- **WORK TO BE COMPLETED**: Filter the records below down to lines containing "this".
--- begin DATASET RECORDS ---
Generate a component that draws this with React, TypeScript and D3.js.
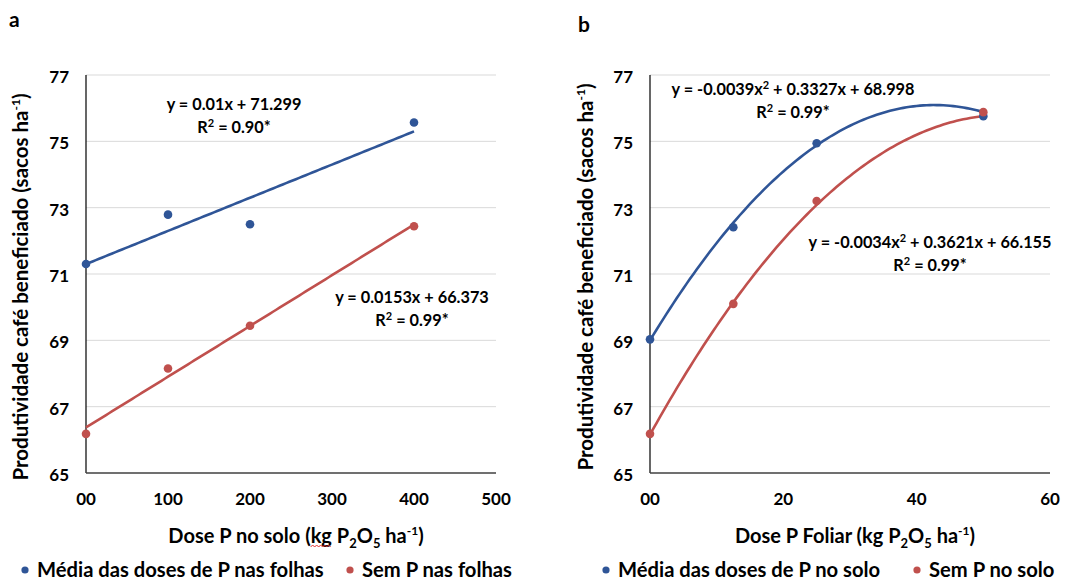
--- end DATASET RECORDS ---
--- begin DATASET RECORDS ---
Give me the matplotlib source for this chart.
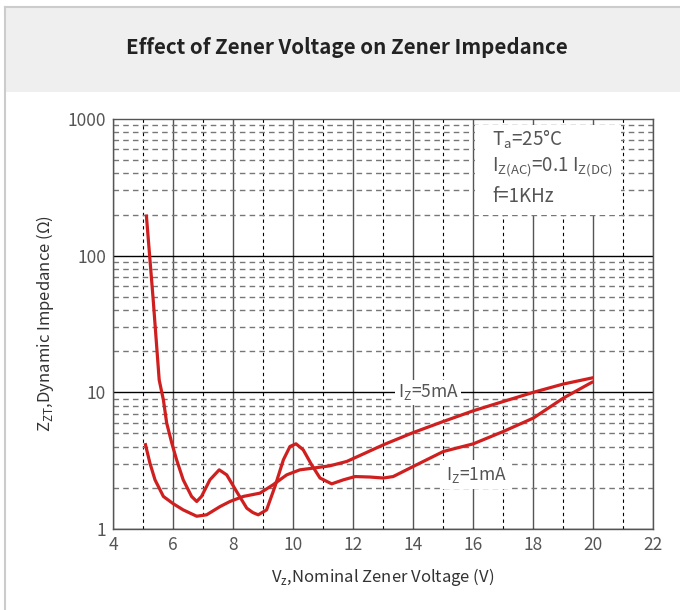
--- end DATASET RECORDS ---
--- begin DATASET RECORDS ---
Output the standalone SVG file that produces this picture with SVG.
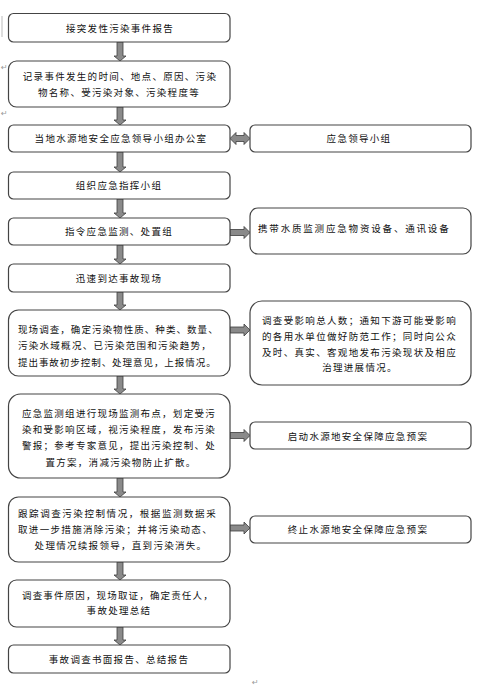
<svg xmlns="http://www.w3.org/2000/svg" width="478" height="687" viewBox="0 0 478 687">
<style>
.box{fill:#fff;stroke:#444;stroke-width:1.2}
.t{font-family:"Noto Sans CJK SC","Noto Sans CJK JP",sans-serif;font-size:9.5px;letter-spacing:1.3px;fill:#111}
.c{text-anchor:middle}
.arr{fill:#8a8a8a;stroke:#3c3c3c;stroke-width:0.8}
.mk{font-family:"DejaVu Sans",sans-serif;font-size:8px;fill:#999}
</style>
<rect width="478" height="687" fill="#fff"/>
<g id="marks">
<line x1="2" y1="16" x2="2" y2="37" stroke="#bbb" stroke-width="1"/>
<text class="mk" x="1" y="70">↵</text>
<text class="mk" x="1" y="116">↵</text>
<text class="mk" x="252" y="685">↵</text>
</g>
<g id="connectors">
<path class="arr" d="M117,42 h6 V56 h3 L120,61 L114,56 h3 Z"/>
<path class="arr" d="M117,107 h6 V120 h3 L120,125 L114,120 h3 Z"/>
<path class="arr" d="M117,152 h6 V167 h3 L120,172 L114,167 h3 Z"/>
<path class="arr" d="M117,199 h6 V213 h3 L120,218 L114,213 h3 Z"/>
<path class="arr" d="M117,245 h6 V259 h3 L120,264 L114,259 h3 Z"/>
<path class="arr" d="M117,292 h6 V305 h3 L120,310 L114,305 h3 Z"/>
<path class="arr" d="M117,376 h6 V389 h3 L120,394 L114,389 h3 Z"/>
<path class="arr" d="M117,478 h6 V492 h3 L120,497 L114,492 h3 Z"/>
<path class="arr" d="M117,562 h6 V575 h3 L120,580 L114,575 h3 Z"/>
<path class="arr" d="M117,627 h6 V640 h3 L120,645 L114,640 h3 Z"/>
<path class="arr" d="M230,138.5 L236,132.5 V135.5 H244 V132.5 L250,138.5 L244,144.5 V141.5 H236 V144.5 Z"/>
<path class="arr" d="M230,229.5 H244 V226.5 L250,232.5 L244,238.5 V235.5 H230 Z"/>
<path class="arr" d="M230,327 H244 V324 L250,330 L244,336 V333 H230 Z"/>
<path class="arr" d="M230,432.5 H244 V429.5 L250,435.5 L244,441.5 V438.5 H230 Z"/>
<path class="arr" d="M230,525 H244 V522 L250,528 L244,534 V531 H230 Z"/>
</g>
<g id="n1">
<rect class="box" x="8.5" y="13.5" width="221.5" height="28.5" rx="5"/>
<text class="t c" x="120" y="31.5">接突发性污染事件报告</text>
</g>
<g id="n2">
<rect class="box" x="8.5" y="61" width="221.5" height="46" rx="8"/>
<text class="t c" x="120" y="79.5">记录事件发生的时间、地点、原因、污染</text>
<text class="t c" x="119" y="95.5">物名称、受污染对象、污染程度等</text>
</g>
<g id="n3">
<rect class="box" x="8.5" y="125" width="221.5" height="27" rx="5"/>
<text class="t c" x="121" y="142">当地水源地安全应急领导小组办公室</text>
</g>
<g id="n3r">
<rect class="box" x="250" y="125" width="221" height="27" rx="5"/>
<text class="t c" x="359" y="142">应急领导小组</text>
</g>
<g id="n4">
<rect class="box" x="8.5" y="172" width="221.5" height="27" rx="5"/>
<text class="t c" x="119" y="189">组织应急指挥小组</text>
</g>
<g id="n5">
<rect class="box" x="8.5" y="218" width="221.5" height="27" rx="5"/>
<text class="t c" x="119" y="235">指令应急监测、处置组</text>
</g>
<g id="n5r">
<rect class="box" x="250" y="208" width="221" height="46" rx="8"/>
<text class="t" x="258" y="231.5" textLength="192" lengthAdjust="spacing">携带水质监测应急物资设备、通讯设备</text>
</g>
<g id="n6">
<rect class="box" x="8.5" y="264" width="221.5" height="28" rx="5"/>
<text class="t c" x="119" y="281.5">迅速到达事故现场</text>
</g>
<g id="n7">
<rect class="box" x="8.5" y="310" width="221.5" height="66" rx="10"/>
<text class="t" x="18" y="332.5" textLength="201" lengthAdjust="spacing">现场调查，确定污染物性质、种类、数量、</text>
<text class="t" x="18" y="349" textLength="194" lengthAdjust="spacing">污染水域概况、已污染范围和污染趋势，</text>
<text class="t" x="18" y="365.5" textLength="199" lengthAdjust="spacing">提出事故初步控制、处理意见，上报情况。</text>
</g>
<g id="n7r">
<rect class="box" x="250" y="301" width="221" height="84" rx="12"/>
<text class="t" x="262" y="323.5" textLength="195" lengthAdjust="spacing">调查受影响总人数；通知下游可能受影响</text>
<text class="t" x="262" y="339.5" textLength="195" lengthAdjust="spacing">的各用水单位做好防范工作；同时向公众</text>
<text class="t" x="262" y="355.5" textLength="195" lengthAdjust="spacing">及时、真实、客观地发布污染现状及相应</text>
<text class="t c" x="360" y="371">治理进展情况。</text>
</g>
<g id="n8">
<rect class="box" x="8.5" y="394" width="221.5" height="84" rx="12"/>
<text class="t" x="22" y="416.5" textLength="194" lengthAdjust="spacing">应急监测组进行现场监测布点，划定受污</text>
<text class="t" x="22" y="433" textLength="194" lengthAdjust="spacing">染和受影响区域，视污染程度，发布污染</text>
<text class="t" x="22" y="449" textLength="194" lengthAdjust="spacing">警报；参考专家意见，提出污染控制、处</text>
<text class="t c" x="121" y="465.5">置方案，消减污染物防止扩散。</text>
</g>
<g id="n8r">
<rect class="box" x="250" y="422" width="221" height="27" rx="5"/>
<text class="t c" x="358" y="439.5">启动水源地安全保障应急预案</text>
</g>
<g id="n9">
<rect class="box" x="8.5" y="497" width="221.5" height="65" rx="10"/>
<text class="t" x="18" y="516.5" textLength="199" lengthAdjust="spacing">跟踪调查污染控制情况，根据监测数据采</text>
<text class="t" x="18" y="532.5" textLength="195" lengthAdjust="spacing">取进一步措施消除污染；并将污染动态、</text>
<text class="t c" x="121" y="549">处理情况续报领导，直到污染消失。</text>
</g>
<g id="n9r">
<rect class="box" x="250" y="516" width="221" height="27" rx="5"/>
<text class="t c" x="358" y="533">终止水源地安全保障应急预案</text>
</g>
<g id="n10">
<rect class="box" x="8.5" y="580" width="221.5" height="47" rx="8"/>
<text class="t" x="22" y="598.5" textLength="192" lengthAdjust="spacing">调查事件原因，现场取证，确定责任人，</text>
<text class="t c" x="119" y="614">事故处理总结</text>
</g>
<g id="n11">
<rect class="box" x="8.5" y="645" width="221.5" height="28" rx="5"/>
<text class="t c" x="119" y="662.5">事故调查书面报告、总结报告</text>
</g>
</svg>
--- end DATASET RECORDS ---
- **THE SOLUTION**:
Generate a component that draws this with React, TypeScript and D3.js.
Give me the matplotlib source for this chart.
Output the standalone SVG file that produces this picture with SVG.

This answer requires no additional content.